Marseille naval museum Steam ship Europe.

Marseille naval museum Steam ship Europe.

In 1838, after the forced ‘apprenticeship’ period foisted on the ex-slaves, labour became an issue in the slave dependant colonies and there was a renewed growth in the indentured labour trade.  The difference this time is that it was mainly Indian and Chinese labourers that filled the gap.  The result of this renewed immigration, described in my post ‘Coolies – Racism, Tradition Or Culture?’, is a fairly large Asian, mainly Indian descendant population, on many Caribbean Islands and in Northern South America, namely Guyana and Suriname.
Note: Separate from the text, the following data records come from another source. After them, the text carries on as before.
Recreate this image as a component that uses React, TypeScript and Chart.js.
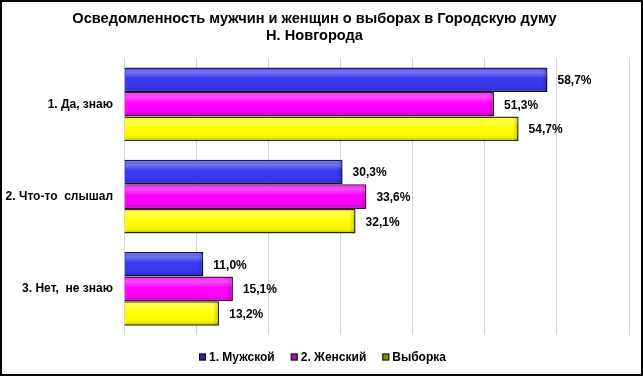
import React, { useEffect, useRef } from "react";
import { Chart, registerables } from "chart.js";

Chart.register(...registerables);

const categories = ["1. Да, знаю", "2. Что-то  слышал", "3. Нет,  не знаю"];
const seriesNames = ["1. Мужской", "2. Женский", "Выборка"];
const maleValues = [58.7, 30.3, 11.0];
const femaleValues = [51.3, 33.6, 15.1];
const sampleValues = [54.7, 32.1, 13.2];
const fillColors = ["#3838F0", "#FF00FF", "#FFFF00"];
const borderColors = ["#101040", "#401040", "#333300"];
const legendBoxColors = ["#2a2a9a", "#9a1a9a", "#8a8a10"];
const titleLines = [
  "Осведомленность мужчин и женщин о выборах в Городскую думу",
  "Н. Новгорода",
];

const FONT = "'Liberation Sans', Arial, sans-serif";

const fmt = (v: number) => v.toFixed(1).replace(".", ",") + "%";

const decorPlugin = {
  id: "decor",
  beforeDraw(chart: any) {
    const { ctx, width, height } = chart;
    ctx.save();
    ctx.fillStyle = "#ffffff";
    ctx.fillRect(0, 0, width, height);
    ctx.restore();
  },
  afterDatasetsDraw(chart: any) {
    const { ctx } = chart;
    ctx.save();
    chart.data.datasets.forEach((ds: any, di: number) => {
      const meta = chart.getDatasetMeta(di);
      meta.data.forEach((bar: any, i: number) => {
        const p = bar.getProps(["x", "y", "base", "height"], true);
        const top = p.y - p.height / 2;
        const left = p.base;
        const w = p.x - p.base;
        const g = ctx.createLinearGradient(0, top, 0, top + p.height);
        g.addColorStop(0, "rgba(255,255,255,0.10)");
        g.addColorStop(0.2, "rgba(255,255,255,0.30)");
        g.addColorStop(0.45, "rgba(255,255,255,0.0)");
        g.addColorStop(0.85, "rgba(0,0,0,0.05)");
        g.addColorStop(1, "rgba(0,0,0,0.30)");
        ctx.fillStyle = g;
        ctx.fillRect(left + 1, top + 1, w - 2, p.height - 2);
        const gr = ctx.createLinearGradient(p.x - 6, 0, p.x, 0);
        gr.addColorStop(0, "rgba(0,0,0,0)");
        gr.addColorStop(1, "rgba(0,0,0,0.22)");
        ctx.fillStyle = gr;
        ctx.fillRect(p.x - 6, top + 1, 5, p.height - 2);
        ctx.fillStyle = "#000";
        ctx.font = `bold 12px ${FONT}`;
        ctx.textAlign = "left";
        ctx.textBaseline = "middle";
        ctx.fillText(fmt(ds.data[i]), p.x + 10, p.y + 1);
      });
    });
    ctx.restore();
  },
  afterDraw(chart: any) {
    const { ctx } = chart;
    ctx.save();
    // custom legend
    ctx.font = `bold 12px ${FONT}`;
    ctx.textBaseline = "middle";
    ctx.textAlign = "left";
    const box = 7, gapText = 3, gapItem = 16;
    const widths = seriesNames.map((s) => ctx.measureText(s).width);
    const total =
      widths.reduce((a, w) => a + box + gapText + w, 0) + gapItem * (seriesNames.length - 1);
    let x = Math.round(322 - total / 2);
    const yc = 357;
    seriesNames.forEach((s, i) => {
      ctx.fillStyle = legendBoxColors[i];
      ctx.fillRect(x, yc - 3.5, box, box);
      ctx.strokeStyle = "#111";
      ctx.lineWidth = 1;
      ctx.strokeRect(x + 0.5, yc - 3.5 + 0.5, box - 1, box - 1);
      ctx.fillStyle = "#000";
      ctx.fillText(s, x + box + gapText, yc + 1);
      x += box + gapText + widths[i] + gapItem;
    });
    ctx.strokeStyle = "#000";
    ctx.lineWidth = 2;
    ctx.strokeRect(1, 1, 641, 374);
    ctx.restore();
  },
};

export default function App() {
  const ref = useRef<HTMLCanvasElement>(null);
  useEffect(() => {
    document.body.style.margin = "0";
    const chart = new Chart(ref.current!, {
      type: "bar",
      data: {
        labels: categories,
        datasets: [maleValues, femaleValues, sampleValues].map((d, i) => ({
          label: seriesNames[i],
          data: d,
          backgroundColor: fillColors[i],
          borderColor: borderColors[i],
          borderWidth: 1.5,
          barPercentage: 1.0,
          categoryPercentage: 0.8,
        })),
      },
      options: {
        indexAxis: "y",
        animation: false,
        responsive: false,
        maintainAspectRatio: false,
        layout: { padding: { left: 0, right: 14, top: 0, bottom: 43 } },
        scales: {
          x: {
            min: 0,
            max: 70,
            ticks: { display: false, stepSize: 10 },
            grid: { color: "#d4d4d4", drawTicks: false, lineWidth: 1 },
            border: { display: false },
          },
          y: {
            ticks: {
              color: "#000",
              padding: 11,
              font: { family: FONT, size: 12, weight: "bold" },
            },
            grid: { display: false, drawTicks: false },
            border: { display: false },
            afterFit(scale: any) {
              scale.width = 124;
            },
          },
        },
        plugins: {
          title: {
            display: true,
            text: titleLines,
            color: "#000",
            font: { family: FONT, size: 14.6, weight: "bold", lineHeight: 1.17 },
            padding: { top: 10, bottom: 14 },
          },
          legend: { display: false },
          tooltip: { enabled: false },
        },
      },
      plugins: [decorPlugin],
    });
    return () => chart.destroy();
  }, []);
  return (
    <div style={{ position: "absolute", left: 0, top: 0, width: 643, height: 378 }}>
      <canvas ref={ref} width={643} height={378} style={{ width: 643, height: 378, display: "block" }} />
    </div>
  );
}
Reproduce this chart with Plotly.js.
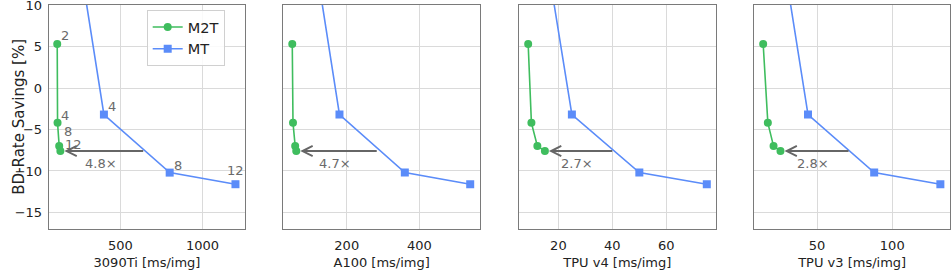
<!DOCTYPE html>
<html>
<head>
<meta charset="utf-8">
<script src="https://cdn.plot.ly/plotly-3.0.1.min.js"></script>
<style>html,body{margin:0;padding:0;background:#fff;}#chart{width:951px;height:272px;}</style>
</head>
<body>
<div id="chart"></div>
<script>
// ---- data ----
const devices = ['3090Ti', 'A100', 'TPU v4', 'TPU v3'];
const xTitles = ['3090Ti [ms/img]', 'A100 [ms/img]', 'TPU v4 [ms/img]', 'TPU v3 [ms/img]'];
const yTitle = 'BD-Rate Savings [%]';
const stageLabels = ['2', '4', '8', '12'];
const m2tY = [5.3, -4.2, -7.0, -7.6];
const mtY = [22, -3.2, -10.2, -11.6];
const m2tX_3090Ti = [116, 118, 128, 135];
const mtX_3090Ti = [200, 400, 800, 1200];
const m2tX_A100 = [50, 52, 58, 61];
const mtX_A100 = [90, 180, 360, 540];
const m2tX_TPUv4 = [8.8, 10.0, 12.2, 15.0];
const mtX_TPUv4 = [12.5, 25, 50, 75];
const m2tX_TPUv3 = [14.2, 17.3, 21.1, 25.7];
const mtX_TPUv3 = [22, 44, 88, 132];
const speedups = [4.8, 4.7, 2.7, 2.8];
const speedupLabels = ['4.8×', '4.7×', '2.7×', '2.8×'];
const xTickVals = [[500, 1000], [200, 400], [20, 40, 60], [50, 100]];
const yTickVals = [-15, -10, -5, 0, 5, 10];

// ---- styling / layout ----
const m2tX = [m2tX_3090Ti, m2tX_A100, m2tX_TPUv4, m2tX_TPUv3];
const mtX = [mtX_3090Ti, mtX_A100, mtX_TPUv4, mtX_TPUv3];
const xRanges = [[66, 1258], [25.3, 567], [5.4, 78.3], [8.3, 138.4]];
const domainsPx = [[49, 245], [283.3, 480], [519, 715.7], [754.3, 950]];
const W = 951, H = 272;
const GREEN = '#3fbd5e', BLUE = '#5b8cf9', GREY = '#6a6a6a';
const FONT = 'DejaVu Sans, sans-serif';

const traces = [];
const annotations = [];
const layout = {
  width: W, height: H, autosize: false,
  margin: {l: 0, r: 0, t: 0, b: 0},
  paper_bgcolor: '#fff', plot_bgcolor: '#fff',
  font: {family: FONT, size: 13, color: '#222'},
  showlegend: true,
  legend: {
    x: 146.7 / W, y: 1 - 10 / H, xanchor: 'left', yanchor: 'top',
    bgcolor: 'rgba(255,255,255,0.85)', bordercolor: '#d0d0d0', borderwidth: 1,
    tracegroupgap: 0,
    font: {family: FONT, size: 14.5, color: '#222'}
  },
  annotations: annotations
};

for (let i = 0; i < 4; i++) {
  const sfx = i === 0 ? '' : String(i + 1);
  const xa = 'x' + sfx, ya = 'y' + sfx;
  traces.push({
    x: m2tX[i], y: m2tY, xaxis: xa, yaxis: ya, name: 'M2T', type: 'scatter',
    mode: 'lines+markers', showlegend: i === 0, legendgroup: 'm2t',
    line: {color: GREEN, width: 1.6}, marker: {color: GREEN, size: 8, symbol: 'circle'}
  });
  traces.push({
    x: mtX[i], y: mtY, xaxis: xa, yaxis: ya, name: 'MT', type: 'scatter',
    mode: 'lines+markers', showlegend: i === 0, legendgroup: 'mt',
    line: {color: BLUE, width: 1.6}, marker: {color: BLUE, size: 8, symbol: 'square'}
  });
  const d = domainsPx[i];
  layout['xaxis' + sfx] = {
    domain: [d[0] / W, d[1] / W], anchor: ya, range: xRanges[i],
    tickvals: xTickVals[i], ticks: '', showgrid: true, gridcolor: '#dadada', gridwidth: 1,
    zeroline: false, showline: true, mirror: true, linecolor: '#7a7a7a', linewidth: 1.3,
    tickfont: {family: FONT, size: 13, color: '#222'}, ticklabelstandoff: 4,
    ticklabeloverflow: 'allow',
    title: {text: xTitles[i], font: {family: FONT, size: 13, color: '#222'}, standoff: 6}
  };
  layout['yaxis' + sfx] = {
    domain: [1 - 229 / H, 1 - 5 / H], anchor: xa, range: [-17, 10.01],
    tickvals: yTickVals, ticks: '', showgrid: true, gridcolor: '#dadada', gridwidth: 1,
    zeroline: false, showline: true, mirror: true, linecolor: '#7a7a7a', linewidth: 1.3,
    showticklabels: i === 0, tickfont: {family: FONT, size: 13, color: '#222'}, ticklabelstandoff: 3,
    ticklabeloverflow: 'allow'
  };

  // speed-up arrow from MT curve to last M2T point
  const last = m2tX[i].length - 1;
  const tipX = m2tX[i][last], tipY = m2tY[last];
  const tailX = tipX * speedups[i];
  annotations.push({
    xref: xa, yref: ya, axref: xa, ayref: ya,
    x: tipX, y: tipY, ax: tailX, ay: tipY, text: '',
    showarrow: true, arrowhead: 5, arrowsize: 1, arrowwidth: 2, arrowcolor: '#666',
    standoff: 4
  });
  annotations.push({
    xref: xa, yref: ya, x: (tipX + tailX) / 2, y: tipY, text: speedupLabels[i],
    showarrow: false, xanchor: 'center', yanchor: 'middle', yshift: -12, xshift: -2,
    font: {family: FONT, size: 13, color: GREY}
  });
}

// y-axis title (shared, placed beside the first panel)
annotations.push({
  xref: 'paper', yref: 'paper', x: 18.7 / W, y: 1 - 117 / H, text: yTitle,
  textangle: -90, showarrow: false, xanchor: 'center', yanchor: 'middle',
  font: {family: FONT, size: 15, color: '#222'}
});

// point labels on first panel (label-centre offsets in px)
const m2tShift = [[7.7, 8.3], [7.7, 7.6], [8.5, 14.5], [12.8, 7.0]];
const mtShift = [[8, 7.6], [8, 7.6], [8.2, 7.3], [-0.3, 13.8]];
for (let k = 0; k < stageLabels.length; k++) {
  if (m2tY[k] <= 10) annotations.push({
    xref: 'x', yref: 'y', x: m2tX_3090Ti[k], y: m2tY[k], text: stageLabels[k], showarrow: false,
    xanchor: 'center', yanchor: 'middle', xshift: m2tShift[k][0], yshift: m2tShift[k][1],
    font: {family: FONT, size: 13, color: GREY}
  });
  if (mtY[k] <= 10) annotations.push({
    xref: 'x', yref: 'y', x: mtX_3090Ti[k], y: mtY[k], text: stageLabels[k], showarrow: false,
    xanchor: 'center', yanchor: 'middle', xshift: mtShift[k][0], yshift: mtShift[k][1],
    font: {family: FONT, size: 13, color: GREY}
  });
}

Plotly.newPlot('chart', traces, layout, {staticPlot: true, displayModeBar: false});
</script>
</body>
</html>
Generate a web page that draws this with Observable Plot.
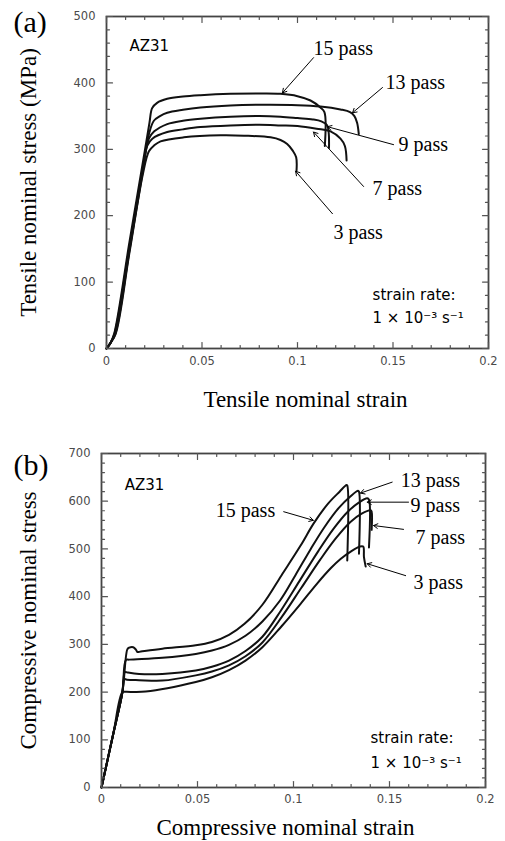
<!DOCTYPE html>
<html><head><meta charset="utf-8">
<script src="https://cdn.jsdelivr.net/npm/d3@7"></script>
<script src="https://cdn.jsdelivr.net/npm/@observablehq/plot@0.6"></script>
<style>body{margin:0;background:#fff}svg{display:block}</style>
</head><body><div id="chart"></div>
<script>
// ---------- data: [strain, stress] ----------
const tensile15 = [[0,0],[0.002,8],[0.004,22],[0.012,160],[0.02,297],[0.0225,340],[0.0239,362],[0.0265,370],[0.0318,376],[0.04,379.5],[0.0492,381.5],[0.0649,383.5],[0.08,384],[0.0911,383.5],[0.1,380],[0.1068,373.5],[0.112,363],[0.1141,356],[0.1143,305]];
const tensile13 = [[0,0],[0.002,8],[0.0042,22],[0.012,153],[0.019,272],[0.0225,326],[0.0248,343],[0.028,350],[0.0318,355],[0.04,359.5],[0.0492,363],[0.0649,366],[0.08,367],[0.1,366.5],[0.112,364.5],[0.1225,360],[0.1275,356],[0.1298,350],[0.1312,340],[0.1321,323]];
const tensile9 = [[0,0],[0.002,8],[0.0044,22],[0.012,150],[0.019,270],[0.0222,316],[0.025,327],[0.0318,338],[0.04,343],[0.0492,346],[0.0649,349],[0.08,350],[0.0911,349],[0.1,347],[0.108,345],[0.1125,342],[0.1155,336],[0.1163,326],[0.1165,302]];
const tensile7 = [[0,0],[0.002,8],[0.0046,22],[0.012,147],[0.019,267],[0.0213,305],[0.024,316],[0.0318,326],[0.04,330],[0.0492,333.5],[0.0649,336],[0.08,337],[0.0911,336],[0.1,335],[0.11,331],[0.1173,327],[0.1225,316],[0.1248,305],[0.1257,283]];
const tensile3 = [[0,0],[0.002,8],[0.0048,22],[0.012,144],[0.019,262],[0.0222,297],[0.025,306],[0.0283,312],[0.0405,318],[0.0597,321],[0.072,320.5],[0.0859,318],[0.0911,314],[0.0946,308],[0.0975,298],[0.0993,288],[0.0995,268]];

const comp15 = [[0,0],[0.006,110],[0.0109,200],[0.0135,290],[0.0144,293],[0.0165,294],[0.0179,289],[0.0187,284],[0.0205,285],[0.0317,291],[0.0491,298],[0.0575,305],[0.0664,320],[0.0745,343],[0.0838,383],[0.0938,445],[0.1037,507],[0.1106,554],[0.118,595],[0.124,620],[0.1276,634],[0.128,633],[0.128,476]];
const comp13 = [[0,0],[0.006,110],[0.0109,200],[0.0127,267],[0.0145,268],[0.0317,272],[0.0491,280],[0.0575,287],[0.0664,299],[0.075,318],[0.0838,348],[0.093,392],[0.101,445],[0.109,500],[0.116,545],[0.1236,586],[0.1296,610],[0.1336,622],[0.1341,620],[0.1341,490]];
const comp9 = [[0,0],[0.006,110],[0.0109,200],[0.0122,242],[0.0135,241],[0.0196,238],[0.0317,238],[0.0491,245],[0.0575,253],[0.0664,266],[0.075,286],[0.0838,316],[0.0933,370],[0.103,432],[0.113,496],[0.121,543],[0.128,577],[0.134,597],[0.1384,606],[0.1393,603],[0.1393,503]];
const comp7 = [[0,0],[0.006,110],[0.0109,200],[0.0118,227],[0.0132,226],[0.0196,225],[0.0317,224],[0.0491,235],[0.0575,243],[0.0664,256],[0.075,275],[0.0838,304],[0.094,358],[0.104,418],[0.114,478],[0.122,522],[0.1295,556],[0.1355,574],[0.1402,581],[0.1407,578],[0.1407,540]];
const comp3 = [[0,0],[0.006,110],[0.0109,200],[0.0125,200.5],[0.023,201],[0.0491,221],[0.0575,231],[0.0664,246],[0.075,266],[0.0838,294],[0.0938,338],[0.1037,385],[0.1124,428],[0.1195,460],[0.1245,479],[0.13,495],[0.1346,505],[0.1363,505],[0.1367,483],[0.1376,463]];

const passNames = ["15 pass","13 pass","9 pass","7 pass","3 pass"];
// annotation: label position [strain, stress], arrow from, arrow to
const tensileLabelPos = [[0.1084,452],[0.1461,400],[0.1529,307],[0.1393,241],[0.1188,175]];
const tensileArrowFrom = [[0.1084,438],[0.1445,393],[0.1503,307],[0.1346,244],[0.1183,203]];
const tensileArrowTo = [[0.0921,385],[0.1288,355],[0.1157,334],[0.1084,326],[0.0990,267]];
const compLabelPos = [[0.0595,580],[0.1558,643],[0.161,591],[0.1636,524],[0.1625,430]];
const compArrowFrom = [[0.0949,578],[0.1514,640],[0.1599,598],[0.1573,541],[0.1584,444]];
const compArrowTo = [[0.1103,560],[0.1349,617],[0.1384,598],[0.1417,549],[0.1384,469]];

const xTicks = [0, 0.05, 0.1, 0.15, 0.2];
const tensileYTicks = [0, 100, 200, 300, 400, 500];
const compYTicks = [0, 100, 200, 300, 400, 500, 600, 700];

const serif = "Liberation Serif, Times New Roman, serif";
const sans = "DejaVu Sans, sans-serif";
const tickShape = {draw(ctx, l) { ctx.moveTo(0, 0); ctx.lineTo(0, -l); }};

function rows(series) {
  return series.flatMap(([name, pts]) => pts.map(([s, e]) => ({name, s, e})));
}
function inwardTicks(xMaj, xMin, yMaj, yMin) {
  const base = {anchor: "start", shape: tickShape, stroke: "#555", strokeWidth: 1.2};
  const marks = [];
  for (const [arr, len] of [[xMaj, 6], [xMin, 3]]) {
    marks.push(Plot.vector(arr, {...base, x: d => d, frameAnchor: "bottom", length: len, rotate: 0}));
    marks.push(Plot.vector(arr, {...base, x: d => d, frameAnchor: "top", length: len, rotate: 180}));
  }
  for (const [arr, len] of [[yMaj, 6], [yMin, 3]]) {
    marks.push(Plot.vector(arr, {...base, y: d => d, frameAnchor: "left", length: len, rotate: 90}));
    marks.push(Plot.vector(arr, {...base, y: d => d, frameAnchor: "right", length: len, rotate: -90}));
  }
  return marks;
}

function panel(cfg) {
  const annot = passNames.map((t, i) => ({t, x: cfg.labelPos[i][0], y: cfg.labelPos[i][1],
    x1: cfg.from[i][0], y1: cfg.from[i][1], x2: cfg.to[i][0], y2: cfg.to[i][1]}));
  const xMinor = d3.range(0, 0.2001, 0.01).filter(v => Math.abs(v / 0.05 - Math.round(v / 0.05)) > 1e-6);
  const yMinor = d3.range(0, cfg.yMax + 0.1, 20).filter(v => v % 100 !== 0);
  return Plot.plot({
    width: 505, height: cfg.height,
    marginTop: cfg.mt, marginBottom: cfg.mb, marginLeft: cfg.ml, marginRight: cfg.mr,
    x: {domain: [0, 0.2]},
    y: {domain: [0, cfg.yMax]},
    style: {background: "#fff"},
    marks: [
      Plot.line(rows(cfg.series), {x: "s", y: "e", z: "name", stroke: "#111", strokeWidth: 2, curve: "catmull-rom"}),
      Plot.frame({stroke: "#444", strokeWidth: 1.8}),
      ...inwardTicks(xTicks, xMinor, cfg.yTicks, yMinor),
      Plot.axisX({ticks: xTicks, tickSize: 0, tickPadding: cfg.xPad, label: null, fontSize: 11.5, fontFamily: sans, fill: "#4a4a4a", tickFormat: d3.format("~g")}),
      Plot.axisY({ticks: cfg.yTicks, tickSize: 0, tickPadding: 11, label: null, fontSize: 11.5, fontFamily: sans, fill: "#4a4a4a"}),
      Plot.arrow(annot, {x1: "x1", y1: "y1", x2: "x2", y2: "y2", stroke: "#000", strokeWidth: 1, headLength: 7, bend: false}),
      Plot.text(annot, {x: "x", y: "y", text: "t", textAnchor: "start", fontFamily: serif, fontSize: 20, fill: "#000"}),
      Plot.text(["AZ31"], {x: cfg.az[0], y: cfg.az[1], textAnchor: "start", fontFamily: sans, fontSize: 15, fill: "#000"}),
      Plot.text(["strain rate:", "1 × 10⁻³ s⁻¹"], {x: cfg.sr[0], y: (d, i) => cfg.sr[1][i], textAnchor: "start", fontFamily: sans, fontSize: 15, fill: "#000"}),
      Plot.text([cfg.tag], {frameAnchor: "top-left", dx: cfg.tagD[0], dy: cfg.tagD[1], textAnchor: "start", lineAnchor: "middle", fontFamily: serif, fontSize: 30, fill: "#000"}),
      Plot.text([cfg.yLabel], {frameAnchor: "left", rotate: -90, dx: cfg.yLabD, textAnchor: "middle", lineAnchor: "middle", fontFamily: serif, fontSize: 23, fill: "#000"}),
      Plot.text([cfg.xLabel], {frameAnchor: "bottom", dx: cfg.xLabD[0], dy: cfg.xLabD[1], textAnchor: "middle", lineAnchor: "middle", fontFamily: serif, fontSize: 23, fill: "#000"})
    ]
  });
}

const panelA = panel({
  height: 420, mt: 16, mb: 72, ml: 106, mr: 17, yMax: 500, yTicks: tensileYTicks, xPad: 8,
  series: [["15", tensile15], ["13", tensile13], ["9", tensile9], ["7", tensile7], ["3", tensile3]],
  labelPos: tensileLabelPos, from: tensileArrowFrom, to: tensileArrowTo,
  az: [0.012, 456], sr: [0.1393, [80, 45]],
  tag: "(a)", tagD: [-93, 6], yLabel: "Tensile nominal stress (MPa)", yLabD: -78,
  xLabel: "Tensile nominal strain", xLabD: [8, 51]
});
const panelB = panel({
  height: 421, mt: 33, mb: 54, ml: 101, mr: 20, yMax: 700, yTicks: compYTicks, xPad: 7,
  series: [["15", comp15], ["13", comp13], ["9", comp9], ["7", comp7], ["3", comp3]],
  labelPos: compLabelPos, from: compArrowFrom, to: compArrowTo,
  az: [0.0121, 633], sr: [0.1401, [103, 50]],
  tag: "(b)", tagD: [-88, 12], yLabel: "Compressive nominal stress", yLabD: -73,
  xLabel: "Compressive nominal strain", xLabD: [-8, 40]
});
document.getElementById("chart").append(panelA, panelB);
</script>
</body></html>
In both waves of this type of immigration, it was mainly men who made up the bulk of the labourers which meant that some men married either local or other immigrant partners, many of whom would be from another race or community.  Later on in the second wave, efforts were made by legislation to include more female servants which reduced the racial mixing that the labourers partook in ensuring they remained distinctive communities in their new adopted countries.

In 1948, the United Nations General Assembly adopted ‘The Universal Declaration of Human Rights’ which in Article 4 stated “No one shall be held in slavery or servitude; slavery and the slave trade shall be prohibited in all their forms”.  Indentured service is considered a form of servitude and it would be nice to say that this system does not exist anymore but that is just not the case.

Much of the domestic help in the Middle East, many from India and the Philippines, could be considered indentured labour, owing money to those who have facilitated their employment in those areas.  There are also many foreign nationals working, some partaking in fringe activities, particularly in the sex trades, in many Western European countries that could be considered indentured servants.  Sometimes their situation even borders on modern slavery.

Unfortunately, like our imagined peasant in the first paragraph, many people have very little opportunity to better themselves and as long there is poverty, people will take chances to improve their lot. .  It is unlikely that this practise, as with illegal immigration, will stop in the near future.